The GMO debate

            As the debate rages on, one thing is for certain: the first casualty of the war has been the truth.  While I respect the opinion of both sides in the debate, and count many of them—again on both sides—as friends, one thing that has been lacking is scientific proof.

            We are repeatedly hearing of studies done in France and elsewhere around the world, but what is lacking in the reports is any proof of—well, anything.  I have included, in these pages, articles written by folks who are on both sides of the issue.  My reason for doing this is because readers should be informed.  But, as I said, there is a sad lack of facts on both sides.
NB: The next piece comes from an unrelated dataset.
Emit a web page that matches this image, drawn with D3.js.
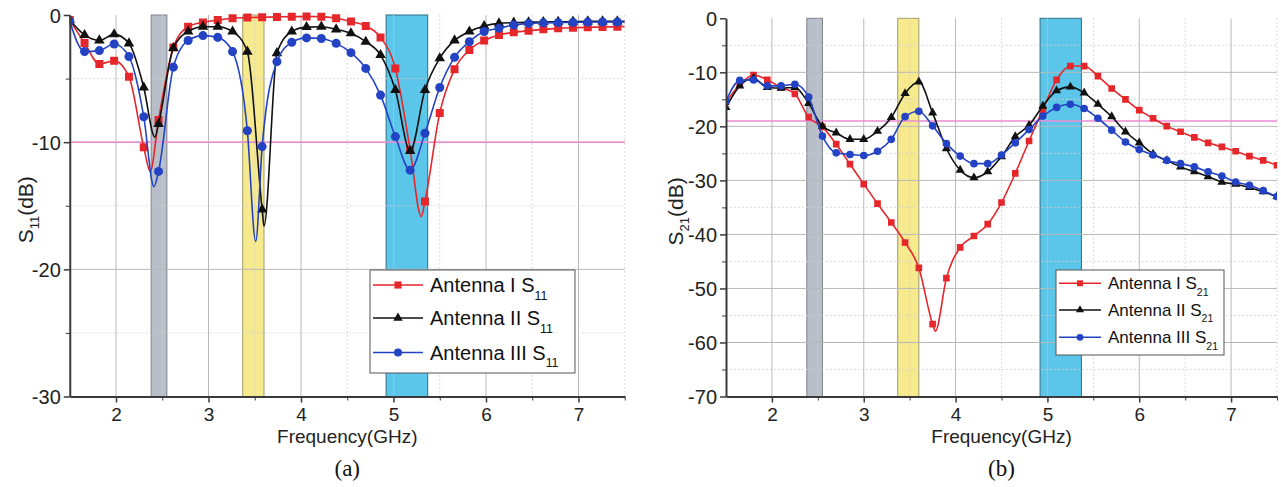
<!DOCTYPE html>
<html lang="en">
<head>
<meta charset="UTF-8">
<title>S11 and S21 of three antennas</title>
<script src="https://d3js.org/d3.v7.min.js"></script>
<style>
  body { margin: 0; background: #fff; font-family: "Liberation Sans", Arial, sans-serif; }
  svg { display: block; }
  .tick text { font-family: "Liberation Sans", Arial, sans-serif; fill: #222; }
</style>
</head>
<body>
<svg id="chart" width="1281" height="487"></svg>
<script>
// ---- panel (a): S11, markers every 0.16 GHz ----
const freqS11 = [1.50, 1.66, 1.82, 1.98, 2.14, 2.30, 2.46, 2.62, 2.78, 2.94,
                 3.10, 3.26, 3.42, 3.58, 3.74, 3.90, 4.06, 4.22, 4.38, 4.54,
                 4.70, 4.86, 5.02, 5.18, 5.34, 5.50, 5.66, 5.82, 5.98, 6.14,
                 6.30, 6.46, 6.62, 6.78, 6.94, 7.10, 7.26, 7.42];
const s11Ant1 = [-0.4, -2.2, -3.85, -3.6, -4.85, -10.4, -8.25, -2.55, -0.92, -0.58,
                 -0.4, -0.26, -0.2, -0.18, -0.15, -0.13, -0.12, -0.13, -0.26, -0.52,
                 -0.86, -1.76, -4.2, -10.6, -14.67, -7.7, -4.27, -2.75, -2.0, -1.57,
                 -1.36, -1.23, -1.13, -1.05, -1.0, -0.97, -0.94, -0.92];
const s11Ant2 = [-0.4, -1.57, -2.0, -1.52, -2.23, -5.7, -8.56, -2.6, -1.3, -0.92,
                 -0.92, -1.3, -2.88, -15.3, -3.0, -1.3, -0.95, -0.92, -1.13, -1.44,
                 -2.1, -3.15, -5.9, -10.7, -5.9, -3.4, -2.0, -1.3, -0.87, -0.66,
                 -0.6, -0.57, -0.55, -0.53, -0.52, -0.5, -0.5, -0.5];
const s11Ant3 = [-0.5, -2.88, -2.8, -2.28, -3.27, -8.0, -12.3, -4.1, -2.0, -1.62,
                 -1.76, -2.88, -9.1, -10.35, -3.67, -2.15, -1.8, -1.85, -2.23, -2.96,
                 -4.2, -6.3, -9.56, -12.2, -9.3, -5.7, -3.33, -2.1, -1.3, -1.05,
                 -0.79, -0.66, -0.62, -0.6, -0.58, -0.56, -0.55, -0.55];
// resonance minima between markers, and the end of each trace (no marker)
const s11Ant1Extra = [[2.37, -12.3], [5.30, -15.85], [7.5, -0.9]];
const s11Ant2Extra = [[2.42, -9.6], [3.60, -16.6], [7.5, -0.5]];
const s11Ant3Extra = [[2.41, -13.5], [3.51, -17.8], [7.5, -0.55]];

// ---- panel (b): S21, markers every 0.15 GHz ----
const freqS21 = [1.50, 1.65, 1.80, 1.95, 2.10, 2.25, 2.40, 2.55, 2.70, 2.85,
                 3.00, 3.15, 3.30, 3.45, 3.60, 3.75, 3.90, 4.05, 4.20, 4.35,
                 4.50, 4.65, 4.80, 4.95, 5.10, 5.25, 5.40, 5.55, 5.70, 5.85,
                 6.00, 6.15, 6.30, 6.45, 6.60, 6.75, 6.90, 7.05, 7.20, 7.35, 7.50];
const s21Ant1 = [-15.5, -12.3, -10.5, -11.4, -12.8, -14.0, -18.3, -20.1, -23.3, -27.0,
                 -30.7, -34.3, -37.8, -41.5, -46.2, -56.6, -48.1, -42.4, -40.3, -38.1,
                 -34.1, -28.7, -22.7, -16.9, -11.4, -8.84, -8.84, -10.7, -13.0, -15.0,
                 -17.0, -18.5, -19.96, -21.0, -22.05, -23.05, -23.8, -24.6, -25.5, -26.3, -27.2];
const s21Ant2 = [-16.5, -12.5, -11.1, -12.8, -12.9, -12.8, -15.75, -20.0, -21.2, -22.4,
                 -22.4, -20.9, -18.35, -13.9, -11.75, -17.5, -24.1, -28.1, -29.5, -28.4,
                 -25.6, -21.9, -19.8, -16.25, -13.4, -12.7, -13.8, -15.9, -18.2, -21.0,
                 -23.05, -25.1, -26.3, -27.5, -28.4, -29.3, -30.3, -30.7, -31.3, -32.1, -33.0];
const s21Ant3 = [-15.3, -11.5, -11.4, -12.5, -12.5, -12.2, -14.6, -21.8, -24.9, -25.2,
                 -25.4, -24.6, -22.4, -18.2, -17.2, -19.9, -23.2, -25.5, -26.9, -26.9,
                 -25.3, -23.05, -20.6, -18.1, -16.5, -15.9, -16.7, -18.5, -20.7, -22.9,
                 -24.3, -25.3, -26.3, -26.9, -27.5, -28.4, -29.2, -30.3, -30.9, -31.9, -33.0];
const s21Ant1Extra = [[3.78, -57.9]];
const s21Ant2Extra = [];
const s21Ant3Extra = [];

// shaded bands (GHz) and reference levels (dB)
const bandRanges = [[2.38, 2.55], [3.37, 3.60], [4.92, 5.37]];
const s11RefLevel = -10;
const s21RefLevel = -19;
const antennaNames = ["Antenna I ", "Antenna II ", "Antenna III "];

const svg = d3.select("#chart");
const colors = ["#e5262b", "#111111", "#2343c4"];
const symbols = [d3.symbolSquare, d3.symbolTriangle, d3.symbolCircle];
const bandFill = ["#b9bfc9", "#f6e98e", "#5cc6ea"];
const bandEdge = ["#7d838c", "#a09a70", "#2f6f86"];

function drawPanel(p) {
    const x = d3.scaleLinear().domain([1.5, 7.5]).range([p.left, p.right]);
    const y = d3.scaleLinear().domain([p.yMin, 0]).range([p.bottom, p.top]);
    const g = svg.append("g");

    // bands
    g.selectAll("rect.band").data(bandRanges).join("rect")
        .attr("class", "band")
        .attr("x", d => x(d[0]))
        .attr("width", d => x(d[1]) - x(d[0]))
        .attr("y", y(0))
        .attr("height", y(p.yMin) - y(0))
        .attr("fill", (d, i) => bandFill[i])
        .attr("stroke", (d, i) => bandEdge[i])
        .attr("stroke-width", 1);

    // grid
    const xMajor = [2, 3, 4, 5, 6, 7];
    const xMinor = [2.5, 3.5, 4.5, 5.5, 6.5, 7.5];
    const yMajor = d3.range(p.yMin + p.yStep, 0, p.yStep);
    const yMinor = d3.range(p.yMin + p.yStep / 2, 0, p.yStep);
    g.selectAll("line.gx").data(xMajor).join("line")
        .attr("x1", d => x(d)).attr("x2", d => x(d))
        .attr("y1", y(0)).attr("y2", y(p.yMin))
        .attr("stroke", "#b8b8b8").attr("stroke-width", 1);
    g.selectAll("line.gxm").data(xMinor).join("line")
        .attr("x1", d => x(d)).attr("x2", d => x(d))
        .attr("y1", y(0)).attr("y2", y(p.yMin))
        .attr("stroke", "#cfcfcf").attr("stroke-dasharray", "1.5,2.5");
    g.selectAll("line.gy").data(yMajor).join("line")
        .attr("x1", x(1.5)).attr("x2", x(7.5))
        .attr("y1", d => y(d)).attr("y2", d => y(d))
        .attr("stroke", "#b8b8b8").attr("stroke-width", 1);
    g.selectAll("line.gym").data(yMinor).join("line")
        .attr("x1", x(1.5)).attr("x2", x(7.5))
        .attr("y1", d => y(d)).attr("y2", d => y(d))
        .attr("stroke", "#cfcfcf").attr("stroke-dasharray", "1.5,2.5");

    // reference line
    g.append("line")
        .attr("x1", x(1.5)).attr("x2", x(7.5))
        .attr("y1", y(p.ref)).attr("y2", y(p.ref))
        .attr("stroke", "#ea8ad2").attr("stroke-width", 1.5);

    // series
    const clipId = "clip" + p.id;
    svg.append("clipPath").attr("id", clipId).append("rect")
        .attr("x", p.left).attr("y", p.top - 6)
        .attr("width", p.right - p.left).attr("height", p.bottom - p.top + 6);
    const line = d3.line().x(d => x(d[0])).y(d => y(d[1])).curve(d3.curveMonotoneX);
    p.series.forEach((vals, i) => {
        const pts = p.freq.map((f, k) => [f, vals[k]]);
        const all = pts.concat(p.extras[i]).sort((a, b) => a[0] - b[0]);
        const sg = g.append("g").attr("clip-path", `url(#${clipId})`);
        sg.append("path").datum(all)
            .attr("fill", "none")
            .attr("stroke", colors[i])
            .attr("stroke-width", 1.6)
            .attr("d", line);
        sg.selectAll("path.m").data(pts).join("path")
            .attr("class", "m")
            .attr("transform", d => `translate(${x(d[0])},${y(d[1])})`)
            .attr("d", d3.symbol().type(symbols[i]).size(p.markSize[i]))
            .attr("fill", colors[i]);
    });

    // axes
    const fmt = d => String(d);
    const ax = g.append("g").attr("transform", `translate(0,${p.bottom})`)
        .call(d3.axisBottom(x).tickValues(xMajor).tickSize(6).tickSizeOuter(0).tickFormat(fmt));
    g.append("g").attr("transform", `translate(0,${p.bottom})`)
        .call(d3.axisBottom(x).tickValues(xMinor).tickSize(4).tickFormat(""))
        .select(".domain").remove();
    const ay = g.append("g").attr("transform", `translate(${p.left},0)`)
        .call(d3.axisLeft(y).tickValues(d3.range(p.yMin, 0.1, p.yStep)).tickSize(6).tickSizeOuter(0).tickFormat(fmt));
    g.append("g").attr("transform", `translate(${p.left},0)`)
        .call(d3.axisLeft(y).tickValues(yMinor).tickSize(4).tickFormat(""))
        .select(".domain").remove();
    [ax, ay].forEach(a => {
        a.select(".domain").attr("stroke", "#3a3a3a").attr("stroke-width", 2);
        a.selectAll(".tick line").attr("stroke", "#3a3a3a").attr("stroke-width", 1.5);
        a.selectAll(".tick text").attr("font-size", 19);
    });
    ax.selectAll(".tick text").attr("dy", null).attr("y", 24.5);
    ay.selectAll(".tick text").attr("font-size", 20).attr("x", -9).attr("dy", "0.36em");
    g.selectAll(".tick line").attr("stroke", "#3a3a3a");

    // axis titles
    g.append("text")
        .attr("x", (p.left + p.right) / 2).attr("y", p.bottom + 46)
        .attr("text-anchor", "middle").attr("font-size", 19).attr("fill", "#222")
        .text("Frequency(GHz)");
    const yt = g.append("text")
        .attr("transform", `translate(${p.yTitleX},${(p.top + p.bottom) / 2 + 4}) rotate(-90)`)
        .attr("text-anchor", "middle").attr("font-size", 21).attr("fill", "#222");
    yt.append("tspan").text("S");
    yt.append("tspan").attr("dy", 6).attr("font-size", 13).text(p.sub);
    yt.append("tspan").attr("dy", -6).text("(dB)");

    // caption
    g.append("text")
        .attr("x", (p.left + p.right) / 2).attr("y", 476)
        .attr("text-anchor", "middle")
        .attr("font-family", "'Liberation Serif', 'Times New Roman', serif")
        .attr("font-size", 23).attr("fill", "#111")
        .text(p.caption);

    // legend
    const L = p.legend;
    g.append("rect")
        .attr("x", L.x).attr("y", L.y).attr("width", L.w).attr("height", L.h)
        .attr("fill", "#fff").attr("stroke", "#555").attr("stroke-width", 1);
    antennaNames.forEach((name, i) => {
        const ry = L.rows[i];
        g.append("line")
            .attr("x1", L.x + 3).attr("x2", L.x + 3 + L.sample)
            .attr("y1", ry).attr("y2", ry)
            .attr("stroke", colors[i]).attr("stroke-width", 1.6);
        g.append("path")
            .attr("transform", `translate(${L.x + 3 + L.sample / 2},${ry})`)
            .attr("d", d3.symbol().type(symbols[i]).size(p.markSize[i] * 0.8))
            .attr("fill", colors[i]);
        const t = g.append("text")
            .attr("x", L.x + L.sample + 10).attr("y", ry + L.base)
            .attr("font-size", L.font).attr("fill", "#111");
        t.append("tspan").text(name + "S");
        t.append("tspan").attr("dy", L.font * 0.38).attr("font-size", L.font * 0.62).text(p.sub);
    });
}

drawPanel({
    id: "a", left: 69.75, right: 624.75, top: 15, bottom: 396.5,
    yMin: -30, yStep: 10, ref: s11RefLevel, sub: "11", caption: "(a)", yTitleX: 33,
    freq: freqS11, series: [s11Ant1, s11Ant2, s11Ant3],
    extras: [s11Ant1Extra, s11Ant2Extra, s11Ant3Extra],
    markSize: [64, 48, 64],
    legend: { x: 370, y: 270, w: 205, h: 103, rows: [285, 318, 352.5], sample: 50, font: 20, base: 7 }
});
drawPanel({
    id: "b", left: 726, right: 1277, top: 18.3, bottom: 396.5,
    yMin: -70, yStep: 10, ref: s21RefLevel, sub: "21", caption: "(b)", yTitleX: 683,
    freq: freqS21, series: [s21Ant1, s21Ant2, s21Ant3],
    extras: [s21Ant1Extra, s21Ant2Extra, s21Ant3Extra],
    markSize: [44, 36, 46],
    legend: { x: 1056, y: 270, w: 168, h: 85, rows: [283.3, 310, 337.3], sample: 42, font: 17, base: 6 }
});
</script>
</body>
</html>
GMO backers cite USDA approval of certain seeds for use in the country.  The anti-GMO folks cite other countries ban on such seeds as proof positive that they are harmful.  Citing the study is not proof; facts from the study might be more supportive in helping the public understand the issue.  For instance, one lady told me that studies have shown that the umbilical cords of newborns show toxins when the mother ate GMO foods.  What she didn’t reveal is what the analysis of the cords from mothers who didn’t eat GMO foods showed.  Without the two for comparison, it is not a scientific test and the results are meaningless.  Could it be that one of the functions of the umbilical cord is to filter toxins so the baby is unharmed? We put enough toxins in our stomachs to kill babies, GMO or not.

By way of example, doctors will tell you that high cholesterol will cause strokes.  What they don’t tell you is that 50% of all patients with strokes do not have high cholesterol.  They do not tell you that cholesterol is both normal and natural within the human system.  It is manufactured in the liver and is essential for human life.

None of this is meant to step on the toes of anyone because they are on one side of this issue or the other.  It is intended to that everyone will “do their own research.”  The issue of the GMO-free Jackson County will be decided in the May 2014 ballot.  As usual, it behooves us to be as well informed as possible about such issues, especially when they will have a dramatic effect on agriculture within our living area.